Thousands turn out to see tunnel drill in Auckland

  • Breaking
  • 13/10/2013

Tens of thousands of people have turned out in Auckland to see a drill named Alice that's not even working yet.

It's been assembled to drill the Waterview Connection – New Zealand's largest infrastructure project since the Harbour Bridge.

"I was in the mines originally and this is totally mind boggling to what I used to see and do in the mines," says ex-miner Bill Starrs.

Mr Starr has a pretty good reason to come along. But what about the other 24,000 that queued all morning?

"Twenty-thousand people [came] to watch a tunnel machine, and it's not even moving," says NZTA senior communications manager Gez Johns.

Even the Transport Authority communications man is trying to get his head around the turnout.

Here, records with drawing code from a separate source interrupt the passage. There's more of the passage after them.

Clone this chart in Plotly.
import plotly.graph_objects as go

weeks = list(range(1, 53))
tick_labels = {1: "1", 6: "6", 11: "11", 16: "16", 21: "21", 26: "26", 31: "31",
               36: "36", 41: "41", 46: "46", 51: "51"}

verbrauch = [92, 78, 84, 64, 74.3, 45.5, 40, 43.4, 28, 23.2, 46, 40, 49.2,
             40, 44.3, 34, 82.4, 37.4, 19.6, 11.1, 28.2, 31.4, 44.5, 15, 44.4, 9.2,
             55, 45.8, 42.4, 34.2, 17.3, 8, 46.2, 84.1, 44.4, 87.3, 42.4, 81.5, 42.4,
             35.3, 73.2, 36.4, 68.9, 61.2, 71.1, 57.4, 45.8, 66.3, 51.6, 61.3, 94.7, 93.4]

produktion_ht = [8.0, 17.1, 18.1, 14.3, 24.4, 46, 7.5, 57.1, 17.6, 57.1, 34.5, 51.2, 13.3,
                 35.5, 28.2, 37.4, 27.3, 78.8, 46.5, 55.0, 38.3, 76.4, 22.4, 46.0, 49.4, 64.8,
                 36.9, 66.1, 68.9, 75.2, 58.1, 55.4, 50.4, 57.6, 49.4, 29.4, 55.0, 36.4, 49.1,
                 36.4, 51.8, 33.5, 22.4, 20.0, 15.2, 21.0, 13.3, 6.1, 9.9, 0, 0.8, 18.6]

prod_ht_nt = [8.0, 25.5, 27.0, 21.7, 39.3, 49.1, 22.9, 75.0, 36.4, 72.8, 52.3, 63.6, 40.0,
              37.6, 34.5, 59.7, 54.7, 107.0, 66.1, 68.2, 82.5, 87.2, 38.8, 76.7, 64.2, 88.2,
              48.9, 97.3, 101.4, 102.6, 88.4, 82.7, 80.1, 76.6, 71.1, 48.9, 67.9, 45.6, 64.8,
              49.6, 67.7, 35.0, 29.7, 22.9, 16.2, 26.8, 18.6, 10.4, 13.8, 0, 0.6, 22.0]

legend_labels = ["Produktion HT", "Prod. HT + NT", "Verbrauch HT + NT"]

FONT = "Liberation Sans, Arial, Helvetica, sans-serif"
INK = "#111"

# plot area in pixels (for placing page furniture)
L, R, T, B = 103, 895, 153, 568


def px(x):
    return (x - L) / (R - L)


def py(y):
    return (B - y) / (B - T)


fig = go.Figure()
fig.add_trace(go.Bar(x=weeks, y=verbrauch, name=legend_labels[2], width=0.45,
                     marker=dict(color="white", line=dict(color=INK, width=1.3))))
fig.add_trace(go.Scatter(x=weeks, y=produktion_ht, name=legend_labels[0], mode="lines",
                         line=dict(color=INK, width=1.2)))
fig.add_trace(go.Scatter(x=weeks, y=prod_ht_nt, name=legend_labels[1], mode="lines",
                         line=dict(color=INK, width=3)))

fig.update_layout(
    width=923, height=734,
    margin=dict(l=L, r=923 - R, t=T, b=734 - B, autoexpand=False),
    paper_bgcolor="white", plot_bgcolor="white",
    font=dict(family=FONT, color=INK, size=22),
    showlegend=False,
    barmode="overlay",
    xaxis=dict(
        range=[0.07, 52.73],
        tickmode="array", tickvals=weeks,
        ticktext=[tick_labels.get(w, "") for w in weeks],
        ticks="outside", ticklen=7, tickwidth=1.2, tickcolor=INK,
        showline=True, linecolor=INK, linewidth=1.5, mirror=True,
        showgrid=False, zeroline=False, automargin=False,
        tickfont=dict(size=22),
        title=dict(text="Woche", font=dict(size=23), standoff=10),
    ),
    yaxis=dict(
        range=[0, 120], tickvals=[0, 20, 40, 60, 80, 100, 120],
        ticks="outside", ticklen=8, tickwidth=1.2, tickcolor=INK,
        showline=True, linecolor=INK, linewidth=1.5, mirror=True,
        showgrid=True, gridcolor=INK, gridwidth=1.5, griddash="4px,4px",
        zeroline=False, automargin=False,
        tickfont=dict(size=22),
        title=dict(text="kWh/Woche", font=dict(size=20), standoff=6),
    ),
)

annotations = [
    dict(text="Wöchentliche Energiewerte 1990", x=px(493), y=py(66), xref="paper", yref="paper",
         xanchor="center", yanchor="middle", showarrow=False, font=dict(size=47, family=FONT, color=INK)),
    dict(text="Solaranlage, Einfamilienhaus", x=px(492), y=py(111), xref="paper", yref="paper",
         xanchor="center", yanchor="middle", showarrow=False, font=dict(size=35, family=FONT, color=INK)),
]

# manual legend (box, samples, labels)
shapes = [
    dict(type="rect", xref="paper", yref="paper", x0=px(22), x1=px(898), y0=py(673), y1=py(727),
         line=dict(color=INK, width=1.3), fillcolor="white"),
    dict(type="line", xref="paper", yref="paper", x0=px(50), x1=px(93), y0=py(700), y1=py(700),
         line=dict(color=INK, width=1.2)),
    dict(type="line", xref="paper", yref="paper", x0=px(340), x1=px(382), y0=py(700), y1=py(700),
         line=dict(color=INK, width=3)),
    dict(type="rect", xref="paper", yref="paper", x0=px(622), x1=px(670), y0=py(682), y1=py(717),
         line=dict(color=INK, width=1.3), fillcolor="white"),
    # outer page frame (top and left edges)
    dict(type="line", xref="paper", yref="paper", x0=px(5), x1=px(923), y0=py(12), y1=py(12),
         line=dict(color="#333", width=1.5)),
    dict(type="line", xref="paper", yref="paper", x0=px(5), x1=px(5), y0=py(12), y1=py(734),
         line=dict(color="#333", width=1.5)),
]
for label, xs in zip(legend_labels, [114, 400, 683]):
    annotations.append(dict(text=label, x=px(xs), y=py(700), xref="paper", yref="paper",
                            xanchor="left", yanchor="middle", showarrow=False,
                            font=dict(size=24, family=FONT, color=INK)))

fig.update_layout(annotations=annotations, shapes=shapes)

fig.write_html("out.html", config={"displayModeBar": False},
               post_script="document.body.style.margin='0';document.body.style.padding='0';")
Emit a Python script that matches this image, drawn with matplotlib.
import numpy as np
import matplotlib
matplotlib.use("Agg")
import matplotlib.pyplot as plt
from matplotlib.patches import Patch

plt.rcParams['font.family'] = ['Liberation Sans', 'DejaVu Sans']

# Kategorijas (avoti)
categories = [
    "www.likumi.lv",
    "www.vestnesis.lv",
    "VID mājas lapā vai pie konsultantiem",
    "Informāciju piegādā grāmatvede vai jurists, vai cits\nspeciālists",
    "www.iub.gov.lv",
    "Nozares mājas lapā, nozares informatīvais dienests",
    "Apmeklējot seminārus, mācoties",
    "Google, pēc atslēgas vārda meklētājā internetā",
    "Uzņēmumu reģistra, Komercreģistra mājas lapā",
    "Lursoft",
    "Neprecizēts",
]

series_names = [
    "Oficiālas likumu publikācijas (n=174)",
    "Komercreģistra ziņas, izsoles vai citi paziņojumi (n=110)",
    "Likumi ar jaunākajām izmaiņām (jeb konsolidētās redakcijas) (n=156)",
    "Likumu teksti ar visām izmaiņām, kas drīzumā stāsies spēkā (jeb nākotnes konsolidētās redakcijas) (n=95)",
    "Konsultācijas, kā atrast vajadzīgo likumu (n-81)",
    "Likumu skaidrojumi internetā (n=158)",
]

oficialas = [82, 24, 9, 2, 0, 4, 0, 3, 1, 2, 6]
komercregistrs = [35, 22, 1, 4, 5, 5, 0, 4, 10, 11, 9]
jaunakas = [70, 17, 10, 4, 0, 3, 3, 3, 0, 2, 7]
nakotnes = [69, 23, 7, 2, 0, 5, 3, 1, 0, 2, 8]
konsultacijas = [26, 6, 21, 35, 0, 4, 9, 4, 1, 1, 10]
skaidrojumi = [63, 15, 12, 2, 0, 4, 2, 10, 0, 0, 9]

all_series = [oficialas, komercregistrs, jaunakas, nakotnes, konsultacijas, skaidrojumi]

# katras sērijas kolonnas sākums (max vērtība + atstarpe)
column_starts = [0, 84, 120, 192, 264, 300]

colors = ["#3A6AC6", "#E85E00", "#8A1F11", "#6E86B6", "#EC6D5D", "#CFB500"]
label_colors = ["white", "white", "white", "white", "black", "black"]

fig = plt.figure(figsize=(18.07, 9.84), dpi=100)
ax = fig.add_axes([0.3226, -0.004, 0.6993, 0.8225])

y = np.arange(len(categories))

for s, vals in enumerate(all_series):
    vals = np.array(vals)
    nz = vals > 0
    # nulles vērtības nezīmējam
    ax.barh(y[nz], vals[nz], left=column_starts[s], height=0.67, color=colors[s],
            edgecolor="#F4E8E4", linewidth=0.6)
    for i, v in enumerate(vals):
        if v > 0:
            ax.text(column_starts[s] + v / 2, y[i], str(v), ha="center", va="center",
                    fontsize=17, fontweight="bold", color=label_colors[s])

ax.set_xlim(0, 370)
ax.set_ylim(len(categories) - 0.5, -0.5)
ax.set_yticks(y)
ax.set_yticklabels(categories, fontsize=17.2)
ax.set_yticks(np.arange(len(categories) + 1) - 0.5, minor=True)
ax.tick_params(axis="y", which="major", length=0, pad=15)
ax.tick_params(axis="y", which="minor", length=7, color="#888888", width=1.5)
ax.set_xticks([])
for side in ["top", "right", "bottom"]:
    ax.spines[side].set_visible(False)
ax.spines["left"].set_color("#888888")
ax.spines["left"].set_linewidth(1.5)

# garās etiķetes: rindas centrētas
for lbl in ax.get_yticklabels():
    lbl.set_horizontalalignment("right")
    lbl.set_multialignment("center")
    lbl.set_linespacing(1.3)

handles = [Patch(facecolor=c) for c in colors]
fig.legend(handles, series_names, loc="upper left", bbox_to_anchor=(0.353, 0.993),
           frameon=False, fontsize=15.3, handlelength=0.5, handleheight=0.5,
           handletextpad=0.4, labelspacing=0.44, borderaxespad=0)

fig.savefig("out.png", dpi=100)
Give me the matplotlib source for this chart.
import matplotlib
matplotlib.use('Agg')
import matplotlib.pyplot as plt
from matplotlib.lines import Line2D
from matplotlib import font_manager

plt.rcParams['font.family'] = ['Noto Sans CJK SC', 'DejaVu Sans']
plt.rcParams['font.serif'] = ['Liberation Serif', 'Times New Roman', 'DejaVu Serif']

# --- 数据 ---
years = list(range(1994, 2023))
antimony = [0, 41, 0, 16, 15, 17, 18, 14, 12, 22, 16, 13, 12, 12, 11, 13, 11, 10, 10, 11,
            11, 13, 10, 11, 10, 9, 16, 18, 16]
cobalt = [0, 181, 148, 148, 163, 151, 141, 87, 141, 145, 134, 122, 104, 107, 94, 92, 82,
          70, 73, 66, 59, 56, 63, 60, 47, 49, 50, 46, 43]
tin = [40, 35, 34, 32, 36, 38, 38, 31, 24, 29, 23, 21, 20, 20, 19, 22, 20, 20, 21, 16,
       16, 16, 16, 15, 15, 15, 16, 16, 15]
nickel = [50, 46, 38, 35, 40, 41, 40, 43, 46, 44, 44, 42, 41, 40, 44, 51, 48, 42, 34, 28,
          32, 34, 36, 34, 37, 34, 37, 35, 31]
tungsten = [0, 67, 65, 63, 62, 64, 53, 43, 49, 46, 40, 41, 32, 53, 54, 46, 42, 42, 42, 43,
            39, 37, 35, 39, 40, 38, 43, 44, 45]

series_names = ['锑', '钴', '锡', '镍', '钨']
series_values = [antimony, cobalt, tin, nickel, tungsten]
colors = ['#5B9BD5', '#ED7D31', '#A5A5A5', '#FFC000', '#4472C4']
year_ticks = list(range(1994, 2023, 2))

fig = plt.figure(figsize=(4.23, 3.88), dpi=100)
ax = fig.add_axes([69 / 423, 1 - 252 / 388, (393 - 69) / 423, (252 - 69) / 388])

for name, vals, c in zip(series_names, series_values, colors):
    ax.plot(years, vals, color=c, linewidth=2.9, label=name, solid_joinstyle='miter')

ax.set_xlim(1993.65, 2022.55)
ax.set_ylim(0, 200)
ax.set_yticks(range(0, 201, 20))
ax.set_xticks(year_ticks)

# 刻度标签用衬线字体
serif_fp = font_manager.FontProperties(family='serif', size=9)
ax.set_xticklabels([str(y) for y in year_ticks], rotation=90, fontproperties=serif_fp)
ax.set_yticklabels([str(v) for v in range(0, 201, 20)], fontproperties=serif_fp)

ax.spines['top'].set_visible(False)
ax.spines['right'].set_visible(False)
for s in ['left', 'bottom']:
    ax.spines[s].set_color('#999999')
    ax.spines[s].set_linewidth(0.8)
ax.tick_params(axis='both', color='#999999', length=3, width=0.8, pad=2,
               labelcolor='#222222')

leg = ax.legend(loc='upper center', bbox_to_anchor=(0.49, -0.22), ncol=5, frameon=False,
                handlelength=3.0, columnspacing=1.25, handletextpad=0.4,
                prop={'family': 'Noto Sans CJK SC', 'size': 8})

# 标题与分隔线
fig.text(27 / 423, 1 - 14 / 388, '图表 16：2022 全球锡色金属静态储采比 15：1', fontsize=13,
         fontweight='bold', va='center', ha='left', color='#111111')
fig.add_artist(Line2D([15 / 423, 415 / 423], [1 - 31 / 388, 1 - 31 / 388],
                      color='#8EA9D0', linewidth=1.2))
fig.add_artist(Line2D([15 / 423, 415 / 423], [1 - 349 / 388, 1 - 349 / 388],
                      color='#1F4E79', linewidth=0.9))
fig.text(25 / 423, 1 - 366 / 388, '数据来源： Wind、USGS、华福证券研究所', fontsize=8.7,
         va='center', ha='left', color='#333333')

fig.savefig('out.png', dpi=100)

"It's by far and away bigger than anything we've seen in New Zelaand," says Mr Johns. "It's the biggest infrastructure project we've seen since the Harbour Bridge."

3 News found an expert in the crowd to explain how it works.

"It's got drill bits at the front of it," says big machine enthusiast Philip Banks. "It's drilling rock. It's extracting it out the back. It's actually building a concrete shell as it goes to keep itself protected, so it's part driller, part tunnel construction machine."

Alice, named by a school boy who won a competition, is almost 15 metres in diameter and 90 metres long. It takes 16 people to work it and has a maximum speed of 8cm/h.

"It's reasonably big," says Mr Banks. He hasn't seen bigger.

It will drill two tunnels, both 2.4km long, and connect the existing Southwestern Motorway to the Northwestern, finishing a loop that will allow traffic to bypass central Auckland.

The projects costs $1.7 billion and is due to be finished by 2017. Drilling will start after Kabour Weekend.

Most left happy, able to put their names to a piece of very expensive history.